Every line below that contains "this" is to be copied.

** start Record set **

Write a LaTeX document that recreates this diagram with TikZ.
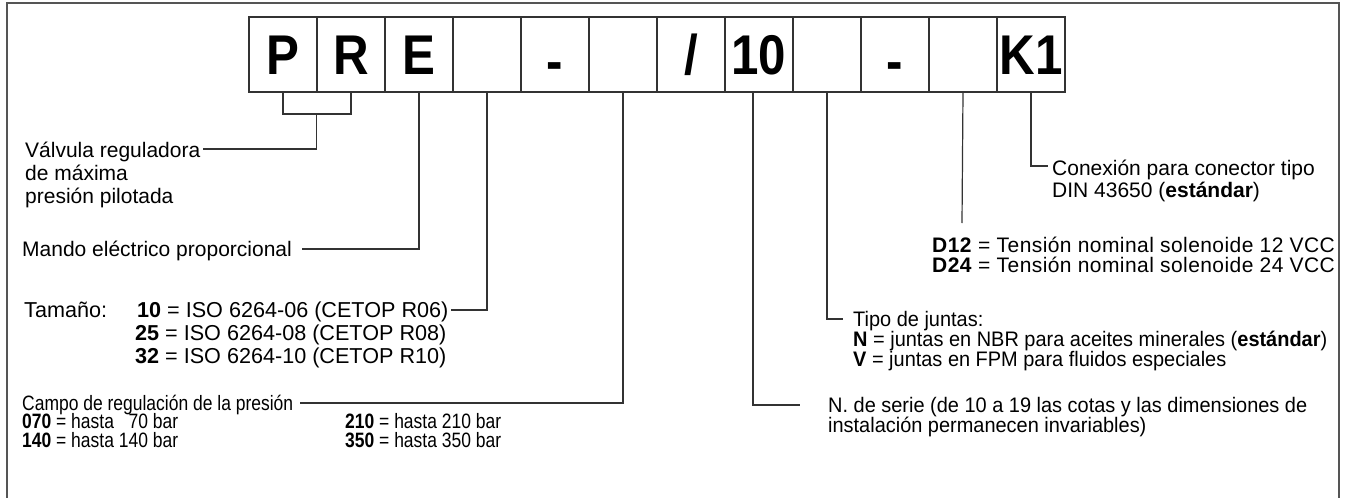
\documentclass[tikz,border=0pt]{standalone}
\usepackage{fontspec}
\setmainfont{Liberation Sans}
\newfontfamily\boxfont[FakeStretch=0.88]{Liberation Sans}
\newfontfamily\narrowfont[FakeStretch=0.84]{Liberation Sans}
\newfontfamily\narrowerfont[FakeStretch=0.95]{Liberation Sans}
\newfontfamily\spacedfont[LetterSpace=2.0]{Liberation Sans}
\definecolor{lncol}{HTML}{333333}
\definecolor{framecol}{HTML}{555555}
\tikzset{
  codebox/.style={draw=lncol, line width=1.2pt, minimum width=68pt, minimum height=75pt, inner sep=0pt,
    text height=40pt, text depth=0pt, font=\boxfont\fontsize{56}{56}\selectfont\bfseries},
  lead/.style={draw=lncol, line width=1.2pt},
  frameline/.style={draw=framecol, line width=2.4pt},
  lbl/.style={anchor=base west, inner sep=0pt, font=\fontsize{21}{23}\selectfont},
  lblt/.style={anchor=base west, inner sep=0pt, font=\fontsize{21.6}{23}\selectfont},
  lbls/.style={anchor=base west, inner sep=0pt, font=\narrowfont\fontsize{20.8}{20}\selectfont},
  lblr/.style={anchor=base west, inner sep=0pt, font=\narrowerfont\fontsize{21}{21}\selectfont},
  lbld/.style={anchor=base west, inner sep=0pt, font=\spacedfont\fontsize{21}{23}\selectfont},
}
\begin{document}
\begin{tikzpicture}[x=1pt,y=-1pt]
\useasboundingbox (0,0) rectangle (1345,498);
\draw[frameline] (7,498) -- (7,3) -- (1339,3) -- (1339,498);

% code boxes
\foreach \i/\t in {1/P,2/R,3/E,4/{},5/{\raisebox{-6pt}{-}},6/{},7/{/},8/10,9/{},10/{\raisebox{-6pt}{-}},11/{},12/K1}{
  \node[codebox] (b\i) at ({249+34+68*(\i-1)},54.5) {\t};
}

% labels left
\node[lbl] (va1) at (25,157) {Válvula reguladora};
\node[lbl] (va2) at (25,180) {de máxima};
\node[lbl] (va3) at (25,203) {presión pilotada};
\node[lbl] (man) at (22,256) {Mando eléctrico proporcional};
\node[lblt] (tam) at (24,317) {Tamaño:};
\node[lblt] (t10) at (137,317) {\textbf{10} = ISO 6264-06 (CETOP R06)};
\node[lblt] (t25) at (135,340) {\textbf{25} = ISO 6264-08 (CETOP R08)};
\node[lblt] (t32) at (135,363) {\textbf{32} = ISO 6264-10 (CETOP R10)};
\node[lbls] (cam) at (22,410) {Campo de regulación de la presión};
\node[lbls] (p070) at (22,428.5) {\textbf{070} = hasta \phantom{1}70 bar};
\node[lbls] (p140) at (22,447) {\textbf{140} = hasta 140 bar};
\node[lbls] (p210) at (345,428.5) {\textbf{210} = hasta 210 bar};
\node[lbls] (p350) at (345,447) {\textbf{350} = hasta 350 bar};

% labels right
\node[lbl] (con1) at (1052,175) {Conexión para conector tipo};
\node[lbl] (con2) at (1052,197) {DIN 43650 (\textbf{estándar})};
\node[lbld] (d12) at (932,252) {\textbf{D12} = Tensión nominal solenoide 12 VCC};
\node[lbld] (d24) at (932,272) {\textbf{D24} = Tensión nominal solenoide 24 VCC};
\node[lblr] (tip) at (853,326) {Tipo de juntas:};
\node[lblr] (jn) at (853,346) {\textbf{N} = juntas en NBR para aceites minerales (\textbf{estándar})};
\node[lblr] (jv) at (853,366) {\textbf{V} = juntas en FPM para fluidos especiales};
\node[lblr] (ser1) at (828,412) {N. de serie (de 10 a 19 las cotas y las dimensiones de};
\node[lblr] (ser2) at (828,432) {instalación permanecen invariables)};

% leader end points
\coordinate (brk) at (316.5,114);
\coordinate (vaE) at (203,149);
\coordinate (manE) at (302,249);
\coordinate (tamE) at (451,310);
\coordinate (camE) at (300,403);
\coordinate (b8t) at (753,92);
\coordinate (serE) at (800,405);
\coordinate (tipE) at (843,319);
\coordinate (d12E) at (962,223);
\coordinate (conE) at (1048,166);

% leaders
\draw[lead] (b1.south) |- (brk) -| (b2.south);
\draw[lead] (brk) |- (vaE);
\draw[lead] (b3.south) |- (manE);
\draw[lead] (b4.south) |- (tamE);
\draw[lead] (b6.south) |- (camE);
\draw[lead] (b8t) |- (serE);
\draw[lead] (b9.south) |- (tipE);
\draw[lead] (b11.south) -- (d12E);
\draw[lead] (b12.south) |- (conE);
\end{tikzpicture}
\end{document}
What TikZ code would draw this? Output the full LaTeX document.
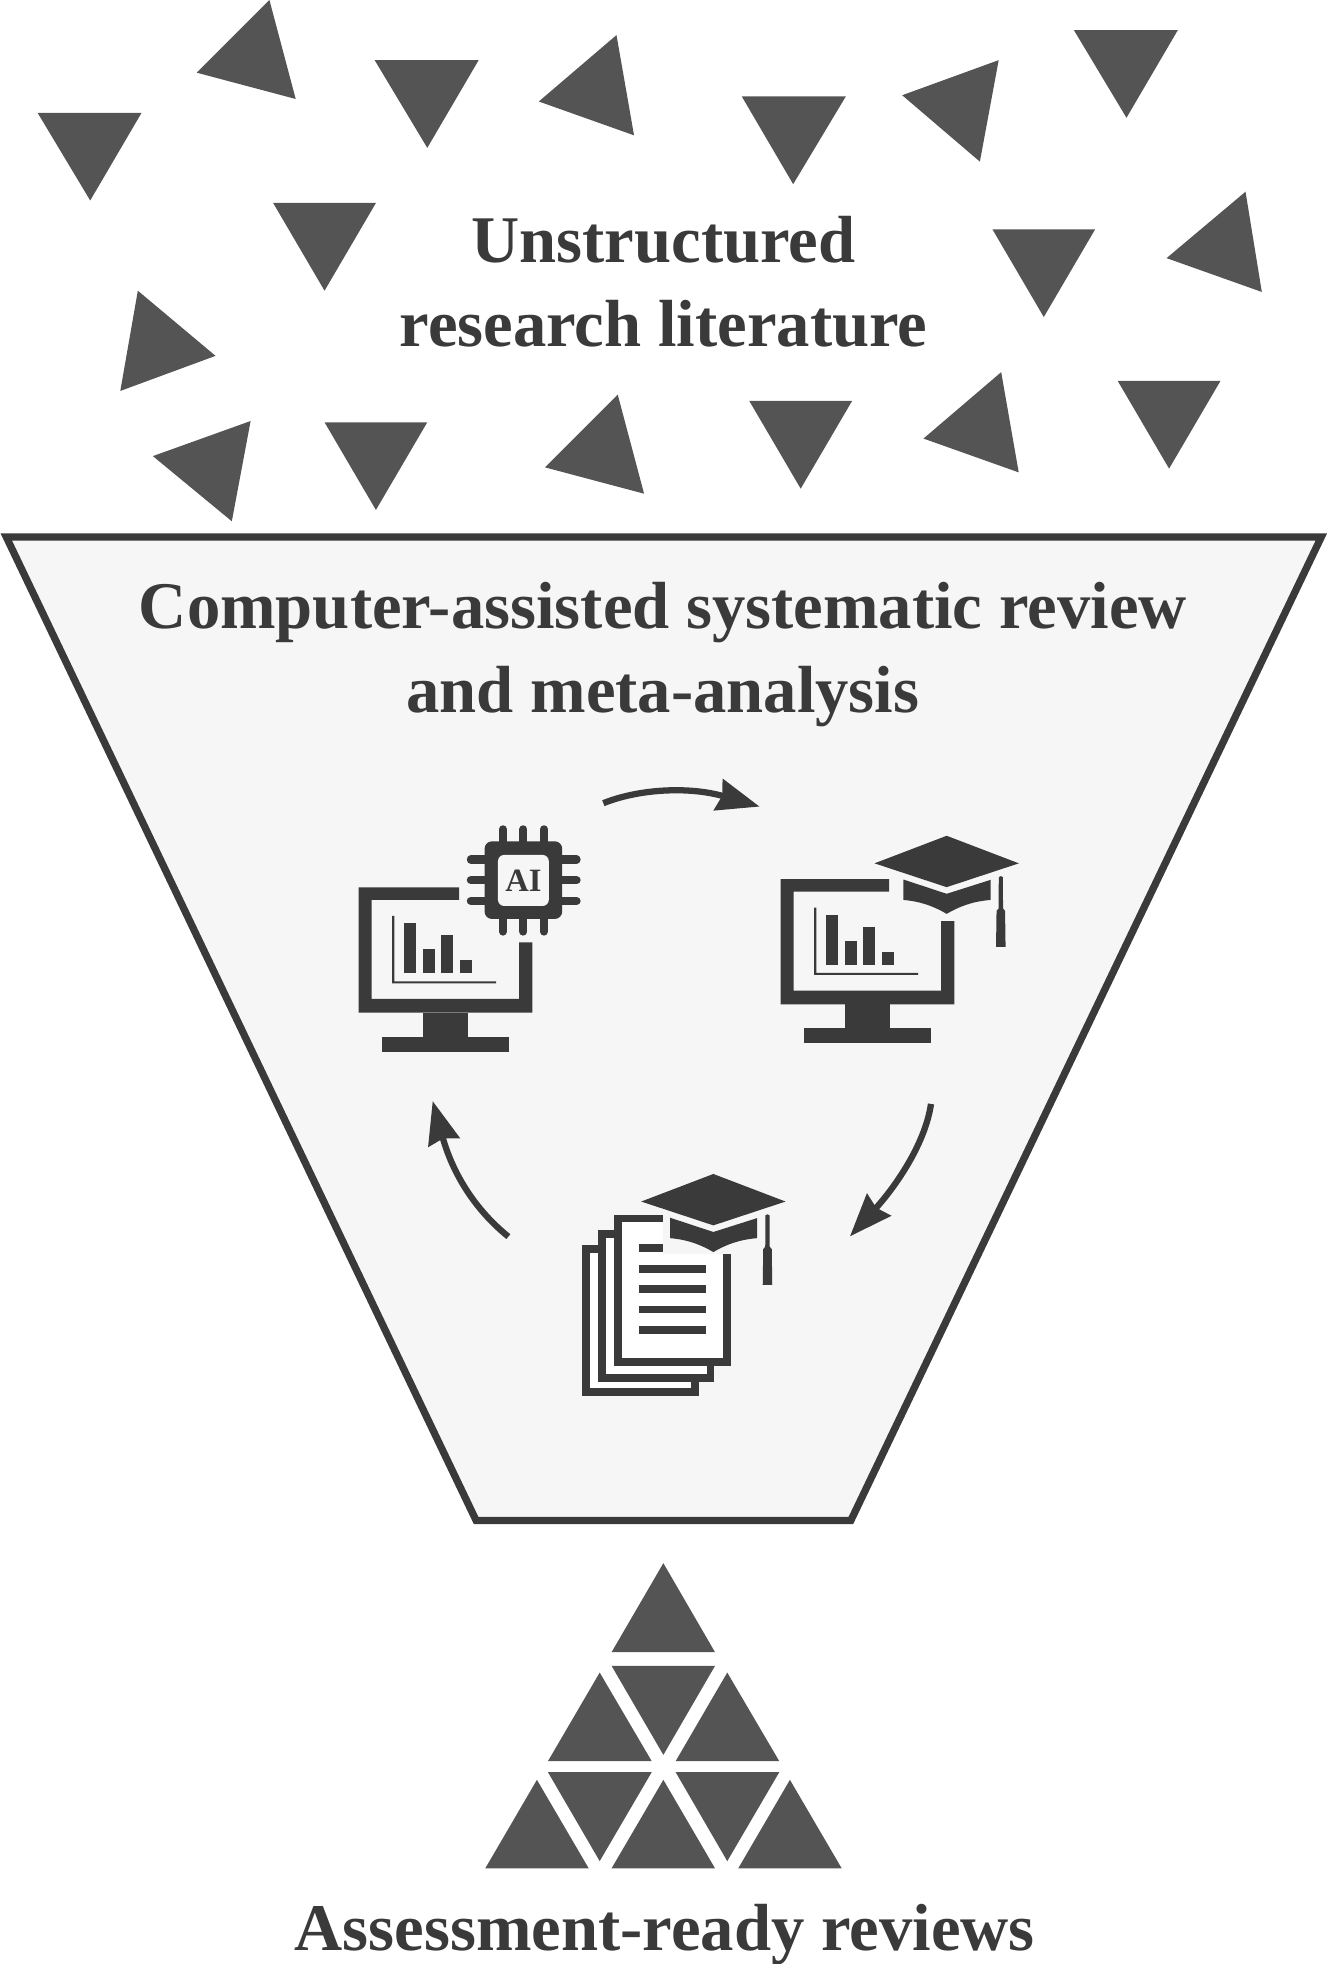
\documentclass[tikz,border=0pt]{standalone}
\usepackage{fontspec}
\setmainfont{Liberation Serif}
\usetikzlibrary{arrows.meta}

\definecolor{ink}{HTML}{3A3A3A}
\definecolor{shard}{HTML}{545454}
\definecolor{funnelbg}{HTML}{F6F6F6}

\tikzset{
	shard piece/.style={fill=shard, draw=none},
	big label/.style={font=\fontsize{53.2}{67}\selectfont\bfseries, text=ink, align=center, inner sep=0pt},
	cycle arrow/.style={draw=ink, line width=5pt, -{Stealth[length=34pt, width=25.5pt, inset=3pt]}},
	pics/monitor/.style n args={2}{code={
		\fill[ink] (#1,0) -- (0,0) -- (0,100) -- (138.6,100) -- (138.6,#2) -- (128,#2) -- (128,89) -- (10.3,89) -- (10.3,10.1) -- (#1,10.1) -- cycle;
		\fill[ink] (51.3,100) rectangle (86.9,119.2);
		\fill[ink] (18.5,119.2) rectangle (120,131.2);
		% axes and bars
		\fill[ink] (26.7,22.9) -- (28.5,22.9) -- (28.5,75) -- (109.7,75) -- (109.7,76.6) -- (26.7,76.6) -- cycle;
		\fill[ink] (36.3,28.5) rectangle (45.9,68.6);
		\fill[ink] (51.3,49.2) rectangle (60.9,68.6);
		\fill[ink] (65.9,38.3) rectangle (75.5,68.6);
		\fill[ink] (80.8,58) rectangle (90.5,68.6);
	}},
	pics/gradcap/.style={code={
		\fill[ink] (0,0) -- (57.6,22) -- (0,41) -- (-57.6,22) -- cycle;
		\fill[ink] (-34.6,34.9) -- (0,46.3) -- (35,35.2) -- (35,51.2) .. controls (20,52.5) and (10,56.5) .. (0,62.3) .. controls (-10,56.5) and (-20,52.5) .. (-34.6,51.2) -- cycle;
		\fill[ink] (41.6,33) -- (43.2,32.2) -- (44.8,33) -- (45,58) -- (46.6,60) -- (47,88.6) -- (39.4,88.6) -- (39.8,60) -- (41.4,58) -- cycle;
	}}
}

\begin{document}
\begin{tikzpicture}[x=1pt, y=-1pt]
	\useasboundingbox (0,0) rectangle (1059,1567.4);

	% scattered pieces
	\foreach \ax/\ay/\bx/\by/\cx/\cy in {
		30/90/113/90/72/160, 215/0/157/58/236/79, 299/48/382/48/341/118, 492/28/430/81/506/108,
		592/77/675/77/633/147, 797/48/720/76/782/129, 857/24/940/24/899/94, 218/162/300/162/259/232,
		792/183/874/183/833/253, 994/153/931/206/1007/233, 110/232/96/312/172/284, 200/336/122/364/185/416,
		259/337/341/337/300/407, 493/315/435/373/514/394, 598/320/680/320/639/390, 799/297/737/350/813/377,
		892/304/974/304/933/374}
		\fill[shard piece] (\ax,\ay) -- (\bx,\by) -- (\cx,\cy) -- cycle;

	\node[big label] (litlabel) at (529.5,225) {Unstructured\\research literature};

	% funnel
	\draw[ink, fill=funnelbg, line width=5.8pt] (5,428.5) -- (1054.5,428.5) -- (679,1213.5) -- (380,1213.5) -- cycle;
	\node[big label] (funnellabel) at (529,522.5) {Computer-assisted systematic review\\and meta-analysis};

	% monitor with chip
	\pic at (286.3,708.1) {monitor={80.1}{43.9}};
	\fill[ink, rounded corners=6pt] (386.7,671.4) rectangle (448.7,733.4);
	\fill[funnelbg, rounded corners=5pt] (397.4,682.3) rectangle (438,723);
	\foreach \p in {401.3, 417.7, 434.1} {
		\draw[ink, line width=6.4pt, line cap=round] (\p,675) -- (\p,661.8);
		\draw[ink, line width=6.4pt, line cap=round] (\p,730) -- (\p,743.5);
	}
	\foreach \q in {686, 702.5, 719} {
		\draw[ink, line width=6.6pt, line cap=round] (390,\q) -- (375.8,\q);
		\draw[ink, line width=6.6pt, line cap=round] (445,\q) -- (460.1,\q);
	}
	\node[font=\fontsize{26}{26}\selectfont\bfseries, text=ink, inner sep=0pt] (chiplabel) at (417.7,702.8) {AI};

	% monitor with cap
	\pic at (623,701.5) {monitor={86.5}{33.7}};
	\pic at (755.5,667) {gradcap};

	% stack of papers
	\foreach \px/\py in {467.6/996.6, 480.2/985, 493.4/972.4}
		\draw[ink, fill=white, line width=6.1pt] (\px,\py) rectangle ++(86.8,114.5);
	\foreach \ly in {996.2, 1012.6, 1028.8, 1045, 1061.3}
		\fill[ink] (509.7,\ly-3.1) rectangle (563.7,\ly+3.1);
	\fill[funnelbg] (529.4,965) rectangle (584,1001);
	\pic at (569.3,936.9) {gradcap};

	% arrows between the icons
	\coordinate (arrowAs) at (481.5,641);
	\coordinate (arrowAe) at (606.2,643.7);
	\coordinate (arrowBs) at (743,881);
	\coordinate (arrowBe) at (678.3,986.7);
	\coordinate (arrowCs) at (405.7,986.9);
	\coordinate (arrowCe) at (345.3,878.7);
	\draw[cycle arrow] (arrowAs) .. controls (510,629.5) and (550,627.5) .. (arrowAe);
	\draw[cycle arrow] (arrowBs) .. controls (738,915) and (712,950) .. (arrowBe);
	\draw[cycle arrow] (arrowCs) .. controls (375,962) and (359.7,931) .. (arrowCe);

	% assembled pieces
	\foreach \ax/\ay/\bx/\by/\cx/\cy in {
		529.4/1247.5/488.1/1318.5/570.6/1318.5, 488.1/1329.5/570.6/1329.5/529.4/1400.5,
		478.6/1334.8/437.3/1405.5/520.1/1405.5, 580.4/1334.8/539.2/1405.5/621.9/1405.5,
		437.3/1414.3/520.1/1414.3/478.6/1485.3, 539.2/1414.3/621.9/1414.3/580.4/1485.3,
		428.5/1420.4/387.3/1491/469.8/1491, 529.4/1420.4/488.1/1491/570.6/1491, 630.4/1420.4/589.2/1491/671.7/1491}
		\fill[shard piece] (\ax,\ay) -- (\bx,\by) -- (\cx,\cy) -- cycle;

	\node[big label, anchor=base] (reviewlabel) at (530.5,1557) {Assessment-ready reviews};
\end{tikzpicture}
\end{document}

** end Record set **

_The response:_
Write a LaTeX document that recreates this diagram with TikZ.
What TikZ code would draw this? Output the full LaTeX document.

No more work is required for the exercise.